3. За инициаторов вмешательства и сопровождения вместо простой помощи вступилась председатель правления «Фонда поддержки...» М. В. Гордеева. Она этому отдала всё свое время, заметив, что «социальное сопровождение семьи» теперь ведется межведомственно и очень успешно (привела даже цифры, хотя бессмысленные, потому что вне сравнения с чем-то менее успешным), но не хватает законодательных норм, чтобы вести «профилактическую работу своего рода» — работу с семьей еще до «ситуации признания нуждаемости». «Конечно, это не значит, что нельзя работать. Возможно применять, использовать другие нормы. Но все-таки...» — просила М. В. Гордеева, не раскрыв слушателям, какие это, интересно, нормы.
«До ситуации признания нуждаемости!» — бесстыдная суть «раннего выявления семейного неблагополучия», задачи нац.стратегии в интересах детей. Эта практика, внедряемая этим и двумя другими фондами через регионы, принимающие соответствующие регламенты.
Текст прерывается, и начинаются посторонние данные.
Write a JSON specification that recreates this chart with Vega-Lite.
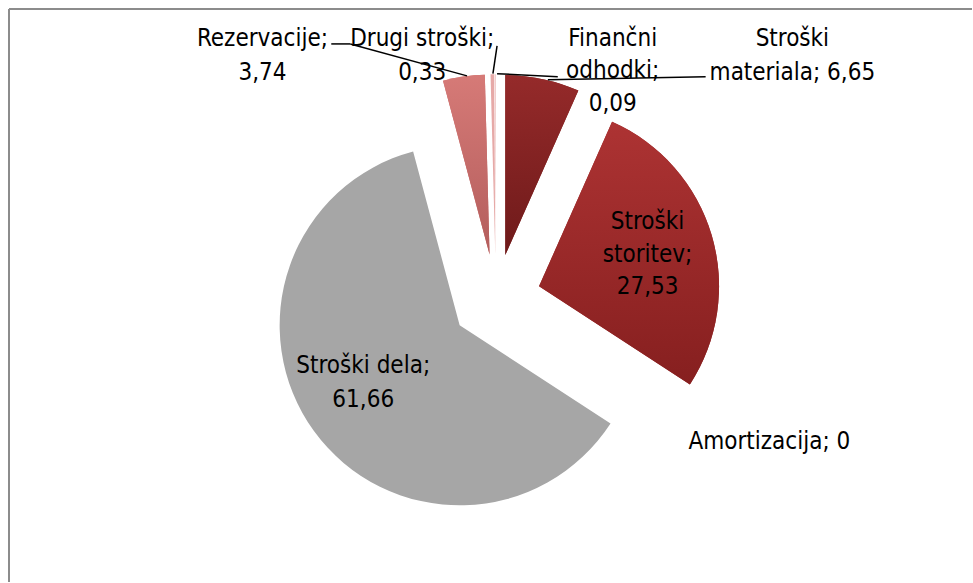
{
  "$schema": "https://vega.github.io/schema/vega-lite/v6.json",
  "width": 973,
  "height": 583,
  "autosize": {"type": "fit", "contains": "padding"},
  "padding": {"left": 8, "top": 8, "right": 0, "bottom": 0},
  "background": "white",
  "config": {
    "view": {"stroke": null},
    "text": {"font": "DejaVu Sans Condensed, sans-serif", "fontSize": 24, "color": "#000000", "lineHeight": 34, "align": "center", "baseline": "middle"}
  },
  "layer": [
    {
      "data": {"values": [
        {"category": "Stroški materiala", "value": 6.65},
        {"category": "Stroški storitev", "value": 27.53},
        {"category": "Amortizacija", "value": 0},
        {"category": "Stroški dela", "value": 61.66},
        {"category": "Rezervacije", "value": 3.74},
        {"category": "Drugi stroški", "value": 0.33},
        {"category": "Finančni odhodki", "value": 0.09}
      ]},
      "transform": [
        {"joinaggregate": [{"op": "sum", "field": "value", "as": "total"}]},
        {"window": [{"op": "sum", "field": "value", "as": "cum"}], "frame": [null, 0]},
        {"calculate": "2*PI*datum.cum/datum.total", "as": "t1"},
        {"calculate": "2*PI*(datum.cum-datum.value)/datum.total", "as": "t0"},
        {"calculate": "(datum.t0+datum.t1)/2", "as": "mid"},
        {"calculate": "0.25*sin(datum.mid)", "as": "cx"},
        {"calculate": "0.25*cos(datum.mid)", "as": "cy"}
      ],
      "encoding": {
        "x": {"field": "cx", "type": "quantitative", "scale": {"domain": [-2.7111, 2.65], "nice": false, "zero": false}, "axis": null},
        "y": {"field": "cy", "type": "quantitative", "scale": {"domain": [-1.5778, 1.6167], "nice": false, "zero": false}, "axis": null},
        "theta": {"field": "t0", "type": "quantitative", "scale": null, "stack": null},
        "theta2": {"field": "t1"}
      },
      "layer": [
        {
          "mark": {"type": "arc", "radius": 180},
          "encoding": {
            "color": {
              "field": "category", "type": "nominal", "legend": null,
              "scale": {
                "domain": ["Stroški materiala", "Stroški storitev", "Amortizacija", "Stroški dela", "Rezervacije", "Drugi stroški", "Finančni odhodki"],
                "range": ["#832222", "#9a2a2a", "#c0504d", "#a6a6a6", "#c86b69", "#e6a9a7", "#f0c8c6"]
              }
            }
          }
        },
        {
          "transform": [{"filter": "datum.category === 'Stroški materiala'"}],
          "mark": {"type": "arc", "radius": 180, "color": {"gradient": "linear", "x1": 0, "y1": 0, "x2": 0, "y2": 1, "stops": [{"offset": 0, "color": "#952a2a"}, {"offset": 1, "color": "#6e1a1a"}]}}
        },
        {
          "transform": [{"filter": "datum.category === 'Stroški storitev'"}],
          "mark": {"type": "arc", "radius": 180, "color": {"gradient": "linear", "x1": 0, "y1": 0, "x2": 0, "y2": 1, "stops": [{"offset": 0, "color": "#ad3333"}, {"offset": 1, "color": "#861f1f"}]}}
        },
        {
          "transform": [{"filter": "datum.category === 'Rezervacije'"}],
          "mark": {"type": "arc", "radius": 180, "color": {"gradient": "linear", "x1": 0, "y1": 0, "x2": 0, "y2": 1, "stops": [{"offset": 0, "color": "#d67a77"}, {"offset": 1, "color": "#b35d5c"}]}}
        }
      ]
    },
    {"data": {"values": [{}]}, "mark": {"type": "rule", "color": "#8c8c8c", "strokeWidth": 2}, "encoding": {"x": {"datum": -2.7111, "type": "quantitative"}, "y": {"datum": -1.5778, "type": "quantitative"}, "y2": {"datum": 1.6167}}},
    {"data": {"values": [{}]}, "mark": {"type": "rule", "color": "#8c8c8c", "strokeWidth": 2}, "encoding": {"x": {"datum": -2.7111, "type": "quantitative"}, "x2": {"datum": 2.65}, "y": {"datum": 1.6167, "type": "quantitative"}}},
    {"data": {"values": [{}]}, "mark": {"type": "rule", "color": "#000000", "strokeWidth": 1.5}, "encoding": {"x": {"datum": -0.917, "type": "quantitative"}, "x2": {"datum": -0.811}, "y": {"datum": 1.422, "type": "quantitative"}, "y2": {"datum": 1.422}}},
    {"data": {"values": [{}]}, "mark": {"type": "rule", "color": "#000000", "strokeWidth": 1.5}, "encoding": {"x": {"datum": -0.811, "type": "quantitative"}, "x2": {"datum": -0.161}, "y": {"datum": 1.422, "type": "quantitative"}, "y2": {"datum": 1.244}}},
    {"data": {"values": [{}]}, "mark": {"type": "rule", "color": "#000000", "strokeWidth": 1.5}, "encoding": {"x": {"datum": 0.006, "type": "quantitative"}, "x2": {"datum": -0.017}, "y": {"datum": 1.411, "type": "quantitative"}, "y2": {"datum": 1.256}}},
    {"data": {"values": [{}]}, "mark": {"type": "rule", "color": "#000000", "strokeWidth": 1.5}, "encoding": {"x": {"datum": 0.006, "type": "quantitative"}, "x2": {"datum": 0.344}, "y": {"datum": 1.256, "type": "quantitative"}, "y2": {"datum": 1.239}}},
    {"data": {"values": [{}]}, "mark": {"type": "rule", "color": "#000000", "strokeWidth": 1.5}, "encoding": {"x": {"datum": 0.289, "type": "quantitative"}, "x2": {"datum": 1.167}, "y": {"datum": 1.222, "type": "quantitative"}, "y2": {"datum": 1.239}}},
    {"data": {"values": [{}]}, "mark": {"type": "text"}, "encoding": {"x": {"datum": -1.3, "type": "quantitative"}, "y": {"datum": 1.45, "type": "quantitative"}, "text": {"value": ["Rezervacije;", "3,74"]}}},
    {"data": {"values": [{}]}, "mark": {"type": "text"}, "encoding": {"x": {"datum": -0.411, "type": "quantitative"}, "y": {"datum": 1.45, "type": "quantitative"}, "text": {"value": ["Drugi stroški;", "0,33"]}}},
    {"data": {"values": [{}]}, "mark": {"type": "text", "lineHeight": 32.5}, "encoding": {"x": {"datum": 0.65, "type": "quantitative"}, "y": {"datum": 1.45, "type": "quantitative"}, "text": {"value": ["Finančni", "odhodki;", "0,09"]}}},
    {"data": {"values": [{}]}, "mark": {"type": "text"}, "encoding": {"x": {"datum": 1.65, "type": "quantitative"}, "y": {"datum": 1.45, "type": "quantitative"}, "text": {"value": ["Stroški", "materiala; 6,65"]}}},
    {"data": {"values": [{}]}, "mark": {"type": "text", "lineHeight": 32.5}, "encoding": {"x": {"datum": 0.844, "type": "quantitative"}, "y": {"datum": 0.428, "type": "quantitative"}, "text": {"value": ["Stroški", "storitev;", "27,53"]}}},
    {"data": {"values": [{}]}, "mark": {"type": "text"}, "encoding": {"x": {"datum": -0.739, "type": "quantitative"}, "y": {"datum": -0.372, "type": "quantitative"}, "text": {"value": ["Stroški dela;", "61,66"]}}},
    {"data": {"values": [{}]}, "mark": {"type": "text"}, "encoding": {"x": {"datum": 1.522, "type": "quantitative"}, "y": {"datum": -0.8, "type": "quantitative"}, "text": {"value": "Amortizacija; 0"}}}
  ]
}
Понимая юридическую шаткость этих регламентов, наши оппоненты пытаются узаконить эту и другие ювенальные практики — дескать, жизнь изменилась, закон надо менять.
В этом принципиальная разница наших позиций в споре о законодательстве — мы стараемся защитить и укрепить здоровую основу законодательства от вожделений новейшего времени, поставить заслон практикам, которые они наработали. Они же хотят узаконить то, что мы эти годы называли ювенальным беззаконием, а для них было «пилотным режимом» или инновацией.
Итак, в вопросе о перехвате функций полиции мы увидели вместе О. Ю. Баталину, Минобрнауки и М. В. Гордееву, аргументация которых сводится к заинтересованности «сопроводителей» в технологиях «раннего выявления неблагополучия» и «социального сопровождения».
Пожелания, высказанные участниками осенних слушаний по поводу вопроса о немедленном отобрании, дают основания вернуться к весенней версии законопроекта, которая на эти пожелания отвечала. В нем нет ни «экспресс-судов по отобранию» как в варианте Минобрнауки ни какого бы то ни было расширения функций полиции.
Опыт осенних слушаний и бурлений после них, ясно продемонстрировал — сейчас нужны не эмоциональные накачки читателей блогов статьями об очередной ювенальной «зраде» или антиювенальной «перемоге», а вдумчивое и широкое распространение правильных представлений, основанных на анализе интересов.